[BEGIN]

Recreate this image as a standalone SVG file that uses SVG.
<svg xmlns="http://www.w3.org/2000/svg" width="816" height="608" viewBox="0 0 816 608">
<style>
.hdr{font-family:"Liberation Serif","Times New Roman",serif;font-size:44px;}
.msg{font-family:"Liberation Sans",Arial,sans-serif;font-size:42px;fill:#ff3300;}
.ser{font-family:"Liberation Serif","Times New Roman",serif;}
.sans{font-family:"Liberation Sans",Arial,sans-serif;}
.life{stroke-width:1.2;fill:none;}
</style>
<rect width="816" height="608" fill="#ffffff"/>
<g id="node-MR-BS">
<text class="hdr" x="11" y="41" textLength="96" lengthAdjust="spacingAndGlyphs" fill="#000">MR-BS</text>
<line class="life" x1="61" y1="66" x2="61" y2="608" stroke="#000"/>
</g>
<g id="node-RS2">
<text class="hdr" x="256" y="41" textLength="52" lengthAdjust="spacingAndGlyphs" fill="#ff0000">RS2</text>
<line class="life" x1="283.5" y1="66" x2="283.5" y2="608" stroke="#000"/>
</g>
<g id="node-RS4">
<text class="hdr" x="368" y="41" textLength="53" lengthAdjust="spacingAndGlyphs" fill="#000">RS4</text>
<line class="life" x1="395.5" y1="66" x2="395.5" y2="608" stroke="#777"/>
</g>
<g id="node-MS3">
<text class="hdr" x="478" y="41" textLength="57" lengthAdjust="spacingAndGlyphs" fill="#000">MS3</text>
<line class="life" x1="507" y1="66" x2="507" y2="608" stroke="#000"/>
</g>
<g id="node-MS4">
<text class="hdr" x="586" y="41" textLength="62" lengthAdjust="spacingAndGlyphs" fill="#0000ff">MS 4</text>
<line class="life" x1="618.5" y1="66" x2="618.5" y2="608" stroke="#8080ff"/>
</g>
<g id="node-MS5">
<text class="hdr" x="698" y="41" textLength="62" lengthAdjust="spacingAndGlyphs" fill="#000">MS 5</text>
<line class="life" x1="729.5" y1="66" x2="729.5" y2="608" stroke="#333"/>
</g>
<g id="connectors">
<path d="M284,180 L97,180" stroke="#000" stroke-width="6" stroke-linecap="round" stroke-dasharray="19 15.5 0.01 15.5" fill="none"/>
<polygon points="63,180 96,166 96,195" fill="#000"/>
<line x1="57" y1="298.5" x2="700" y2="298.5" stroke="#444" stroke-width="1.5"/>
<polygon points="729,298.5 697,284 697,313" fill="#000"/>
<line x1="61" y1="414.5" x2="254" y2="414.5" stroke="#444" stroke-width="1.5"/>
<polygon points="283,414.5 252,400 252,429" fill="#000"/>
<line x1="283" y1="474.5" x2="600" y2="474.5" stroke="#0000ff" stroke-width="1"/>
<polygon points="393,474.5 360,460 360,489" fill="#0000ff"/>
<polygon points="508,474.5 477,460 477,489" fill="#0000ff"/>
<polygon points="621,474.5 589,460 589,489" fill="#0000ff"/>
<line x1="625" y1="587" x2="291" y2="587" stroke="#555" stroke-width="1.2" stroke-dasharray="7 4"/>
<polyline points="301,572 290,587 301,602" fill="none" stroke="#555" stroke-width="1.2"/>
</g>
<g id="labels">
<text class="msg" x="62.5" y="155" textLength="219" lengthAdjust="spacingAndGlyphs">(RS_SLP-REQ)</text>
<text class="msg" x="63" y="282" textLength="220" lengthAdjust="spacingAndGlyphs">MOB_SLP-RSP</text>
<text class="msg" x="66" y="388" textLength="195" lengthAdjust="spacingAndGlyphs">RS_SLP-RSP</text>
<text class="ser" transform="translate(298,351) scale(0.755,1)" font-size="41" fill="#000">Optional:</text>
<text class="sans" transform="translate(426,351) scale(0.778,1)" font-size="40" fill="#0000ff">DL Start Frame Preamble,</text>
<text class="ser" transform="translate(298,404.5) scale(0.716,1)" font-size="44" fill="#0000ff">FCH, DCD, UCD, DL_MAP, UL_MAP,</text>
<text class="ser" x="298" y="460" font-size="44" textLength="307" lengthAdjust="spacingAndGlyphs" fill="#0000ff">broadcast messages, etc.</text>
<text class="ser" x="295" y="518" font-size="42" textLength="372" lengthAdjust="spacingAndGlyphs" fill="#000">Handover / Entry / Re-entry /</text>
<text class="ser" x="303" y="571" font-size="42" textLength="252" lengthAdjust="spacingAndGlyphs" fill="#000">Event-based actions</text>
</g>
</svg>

[END]

## Task instructions
Reproduce the material exactly, with every line intact.

## The solution
Recreate this image as a standalone SVG file that uses SVG.
<svg xmlns="http://www.w3.org/2000/svg" width="816" height="608" viewBox="0 0 816 608">
<style>
.hdr{font-family:"Liberation Serif","Times New Roman",serif;font-size:44px;}
.msg{font-family:"Liberation Sans",Arial,sans-serif;font-size:42px;fill:#ff3300;}
.ser{font-family:"Liberation Serif","Times New Roman",serif;}
.sans{font-family:"Liberation Sans",Arial,sans-serif;}
.life{stroke-width:1.2;fill:none;}
</style>
<rect width="816" height="608" fill="#ffffff"/>
<g id="node-MR-BS">
<text class="hdr" x="11" y="41" textLength="96" lengthAdjust="spacingAndGlyphs" fill="#000">MR-BS</text>
<line class="life" x1="61" y1="66" x2="61" y2="608" stroke="#000"/>
</g>
<g id="node-RS2">
<text class="hdr" x="256" y="41" textLength="52" lengthAdjust="spacingAndGlyphs" fill="#ff0000">RS2</text>
<line class="life" x1="283.5" y1="66" x2="283.5" y2="608" stroke="#000"/>
</g>
<g id="node-RS4">
<text class="hdr" x="368" y="41" textLength="53" lengthAdjust="spacingAndGlyphs" fill="#000">RS4</text>
<line class="life" x1="395.5" y1="66" x2="395.5" y2="608" stroke="#777"/>
</g>
<g id="node-MS3">
<text class="hdr" x="478" y="41" textLength="57" lengthAdjust="spacingAndGlyphs" fill="#000">MS3</text>
<line class="life" x1="507" y1="66" x2="507" y2="608" stroke="#000"/>
</g>
<g id="node-MS4">
<text class="hdr" x="586" y="41" textLength="62" lengthAdjust="spacingAndGlyphs" fill="#0000ff">MS 4</text>
<line class="life" x1="618.5" y1="66" x2="618.5" y2="608" stroke="#8080ff"/>
</g>
<g id="node-MS5">
<text class="hdr" x="698" y="41" textLength="62" lengthAdjust="spacingAndGlyphs" fill="#000">MS 5</text>
<line class="life" x1="729.5" y1="66" x2="729.5" y2="608" stroke="#333"/>
</g>
<g id="connectors">
<path d="M284,180 L97,180" stroke="#000" stroke-width="6" stroke-linecap="round" stroke-dasharray="19 15.5 0.01 15.5" fill="none"/>
<polygon points="63,180 96,166 96,195" fill="#000"/>
<line x1="57" y1="298.5" x2="700" y2="298.5" stroke="#444" stroke-width="1.5"/>
<polygon points="729,298.5 697,284 697,313" fill="#000"/>
<line x1="61" y1="414.5" x2="254" y2="414.5" stroke="#444" stroke-width="1.5"/>
<polygon points="283,414.5 252,400 252,429" fill="#000"/>
<line x1="283" y1="474.5" x2="600" y2="474.5" stroke="#0000ff" stroke-width="1"/>
<polygon points="393,474.5 360,460 360,489" fill="#0000ff"/>
<polygon points="508,474.5 477,460 477,489" fill="#0000ff"/>
<polygon points="621,474.5 589,460 589,489" fill="#0000ff"/>
<line x1="625" y1="587" x2="291" y2="587" stroke="#555" stroke-width="1.2" stroke-dasharray="7 4"/>
<polyline points="301,572 290,587 301,602" fill="none" stroke="#555" stroke-width="1.2"/>
</g>
<g id="labels">
<text class="msg" x="62.5" y="155" textLength="219" lengthAdjust="spacingAndGlyphs">(RS_SLP-REQ)</text>
<text class="msg" x="63" y="282" textLength="220" lengthAdjust="spacingAndGlyphs">MOB_SLP-RSP</text>
<text class="msg" x="66" y="388" textLength="195" lengthAdjust="spacingAndGlyphs">RS_SLP-RSP</text>
<text class="ser" transform="translate(298,351) scale(0.755,1)" font-size="41" fill="#000">Optional:</text>
<text class="sans" transform="translate(426,351) scale(0.778,1)" font-size="40" fill="#0000ff">DL Start Frame Preamble,</text>
<text class="ser" transform="translate(298,404.5) scale(0.716,1)" font-size="44" fill="#0000ff">FCH, DCD, UCD, DL_MAP, UL_MAP,</text>
<text class="ser" x="298" y="460" font-size="44" textLength="307" lengthAdjust="spacingAndGlyphs" fill="#0000ff">broadcast messages, etc.</text>
<text class="ser" x="295" y="518" font-size="42" textLength="372" lengthAdjust="spacingAndGlyphs" fill="#000">Handover / Entry / Re-entry /</text>
<text class="ser" x="303" y="571" font-size="42" textLength="252" lengthAdjust="spacingAndGlyphs" fill="#000">Event-based actions</text>
</g>
</svg>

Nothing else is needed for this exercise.